Given task: Write out all the lines again, precisely as they stand, but without the images.

Given information:
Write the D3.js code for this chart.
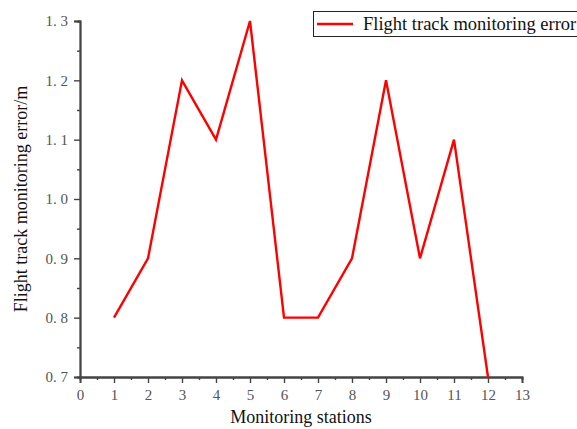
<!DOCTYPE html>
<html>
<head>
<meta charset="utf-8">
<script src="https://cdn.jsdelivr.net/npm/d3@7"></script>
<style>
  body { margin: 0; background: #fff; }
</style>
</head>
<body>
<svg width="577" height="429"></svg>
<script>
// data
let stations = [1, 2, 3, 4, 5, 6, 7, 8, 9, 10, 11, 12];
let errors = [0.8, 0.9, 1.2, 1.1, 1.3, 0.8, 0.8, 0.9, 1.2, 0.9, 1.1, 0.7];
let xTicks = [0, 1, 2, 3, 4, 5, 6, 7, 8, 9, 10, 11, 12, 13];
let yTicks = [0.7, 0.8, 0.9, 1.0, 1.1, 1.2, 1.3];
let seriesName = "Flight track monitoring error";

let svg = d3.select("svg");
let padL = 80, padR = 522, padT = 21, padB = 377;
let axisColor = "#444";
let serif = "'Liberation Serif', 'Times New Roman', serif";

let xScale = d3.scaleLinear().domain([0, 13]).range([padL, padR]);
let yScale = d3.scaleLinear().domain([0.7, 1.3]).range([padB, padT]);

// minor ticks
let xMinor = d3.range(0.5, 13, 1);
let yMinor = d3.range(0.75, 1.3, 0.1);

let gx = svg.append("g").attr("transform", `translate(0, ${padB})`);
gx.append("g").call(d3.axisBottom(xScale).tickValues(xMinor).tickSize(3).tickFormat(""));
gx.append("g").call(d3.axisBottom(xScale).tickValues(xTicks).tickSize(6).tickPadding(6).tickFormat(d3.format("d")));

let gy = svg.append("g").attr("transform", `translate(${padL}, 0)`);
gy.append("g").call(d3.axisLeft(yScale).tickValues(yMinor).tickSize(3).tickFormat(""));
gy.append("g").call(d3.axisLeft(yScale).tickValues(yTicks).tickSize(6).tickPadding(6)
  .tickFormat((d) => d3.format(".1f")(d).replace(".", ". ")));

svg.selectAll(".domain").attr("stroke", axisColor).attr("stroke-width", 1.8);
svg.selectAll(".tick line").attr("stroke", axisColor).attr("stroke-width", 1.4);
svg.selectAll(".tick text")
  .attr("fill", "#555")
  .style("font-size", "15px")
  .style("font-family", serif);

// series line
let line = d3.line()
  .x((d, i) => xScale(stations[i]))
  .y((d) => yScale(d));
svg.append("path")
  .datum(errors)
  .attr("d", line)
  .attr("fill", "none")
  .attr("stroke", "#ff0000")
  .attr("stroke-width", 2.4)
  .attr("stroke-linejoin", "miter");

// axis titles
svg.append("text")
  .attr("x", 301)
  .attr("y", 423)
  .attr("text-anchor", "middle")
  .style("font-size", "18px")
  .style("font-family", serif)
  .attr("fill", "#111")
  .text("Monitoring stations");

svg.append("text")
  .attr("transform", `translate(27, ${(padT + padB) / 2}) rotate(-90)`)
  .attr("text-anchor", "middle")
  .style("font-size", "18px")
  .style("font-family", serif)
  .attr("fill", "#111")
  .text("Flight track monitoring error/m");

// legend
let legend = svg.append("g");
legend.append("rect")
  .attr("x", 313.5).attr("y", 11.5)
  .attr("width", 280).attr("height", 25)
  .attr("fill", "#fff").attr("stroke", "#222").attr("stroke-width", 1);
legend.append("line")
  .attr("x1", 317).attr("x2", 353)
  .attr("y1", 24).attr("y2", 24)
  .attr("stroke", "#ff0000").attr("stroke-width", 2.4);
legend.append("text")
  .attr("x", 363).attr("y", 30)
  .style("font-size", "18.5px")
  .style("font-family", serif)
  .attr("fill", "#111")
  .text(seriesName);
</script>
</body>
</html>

Answer:
Write the D3.js code for this chart.
<!DOCTYPE html>
<html>
<head>
<meta charset="utf-8">
<script src="https://cdn.jsdelivr.net/npm/d3@7"></script>
<style>
  body { margin: 0; background: #fff; }
</style>
</head>
<body>
<svg width="577" height="429"></svg>
<script>
// data
let stations = [1, 2, 3, 4, 5, 6, 7, 8, 9, 10, 11, 12];
let errors = [0.8, 0.9, 1.2, 1.1, 1.3, 0.8, 0.8, 0.9, 1.2, 0.9, 1.1, 0.7];
let xTicks = [0, 1, 2, 3, 4, 5, 6, 7, 8, 9, 10, 11, 12, 13];
let yTicks = [0.7, 0.8, 0.9, 1.0, 1.1, 1.2, 1.3];
let seriesName = "Flight track monitoring error";

let svg = d3.select("svg");
let padL = 80, padR = 522, padT = 21, padB = 377;
let axisColor = "#444";
let serif = "'Liberation Serif', 'Times New Roman', serif";

let xScale = d3.scaleLinear().domain([0, 13]).range([padL, padR]);
let yScale = d3.scaleLinear().domain([0.7, 1.3]).range([padB, padT]);

// minor ticks
let xMinor = d3.range(0.5, 13, 1);
let yMinor = d3.range(0.75, 1.3, 0.1);

let gx = svg.append("g").attr("transform", `translate(0, ${padB})`);
gx.append("g").call(d3.axisBottom(xScale).tickValues(xMinor).tickSize(3).tickFormat(""));
gx.append("g").call(d3.axisBottom(xScale).tickValues(xTicks).tickSize(6).tickPadding(6).tickFormat(d3.format("d")));

let gy = svg.append("g").attr("transform", `translate(${padL}, 0)`);
gy.append("g").call(d3.axisLeft(yScale).tickValues(yMinor).tickSize(3).tickFormat(""));
gy.append("g").call(d3.axisLeft(yScale).tickValues(yTicks).tickSize(6).tickPadding(6)
  .tickFormat((d) => d3.format(".1f")(d).replace(".", ". ")));

svg.selectAll(".domain").attr("stroke", axisColor).attr("stroke-width", 1.8);
svg.selectAll(".tick line").attr("stroke", axisColor).attr("stroke-width", 1.4);
svg.selectAll(".tick text")
  .attr("fill", "#555")
  .style("font-size", "15px")
  .style("font-family", serif);

// series line
let line = d3.line()
  .x((d, i) => xScale(stations[i]))
  .y((d) => yScale(d));
svg.append("path")
  .datum(errors)
  .attr("d", line)
  .attr("fill", "none")
  .attr("stroke", "#ff0000")
  .attr("stroke-width", 2.4)
  .attr("stroke-linejoin", "miter");

// axis titles
svg.append("text")
  .attr("x", 301)
  .attr("y", 423)
  .attr("text-anchor", "middle")
  .style("font-size", "18px")
  .style("font-family", serif)
  .attr("fill", "#111")
  .text("Monitoring stations");

svg.append("text")
  .attr("transform", `translate(27, ${(padT + padB) / 2}) rotate(-90)`)
  .attr("text-anchor", "middle")
  .style("font-size", "18px")
  .style("font-family", serif)
  .attr("fill", "#111")
  .text("Flight track monitoring error/m");

// legend
let legend = svg.append("g");
legend.append("rect")
  .attr("x", 313.5).attr("y", 11.5)
  .attr("width", 280).attr("height", 25)
  .attr("fill", "#fff").attr("stroke", "#222").attr("stroke-width", 1);
legend.append("line")
  .attr("x1", 317).attr("x2", 353)
  .attr("y1", 24).attr("y2", 24)
  .attr("stroke", "#ff0000").attr("stroke-width", 2.4);
legend.append("text")
  .attr("x", 363).attr("y", 30)
  .style("font-size", "18.5px")
  .style("font-family", serif)
  .attr("fill", "#111")
  .text(seriesName);
</script>
</body>
</html>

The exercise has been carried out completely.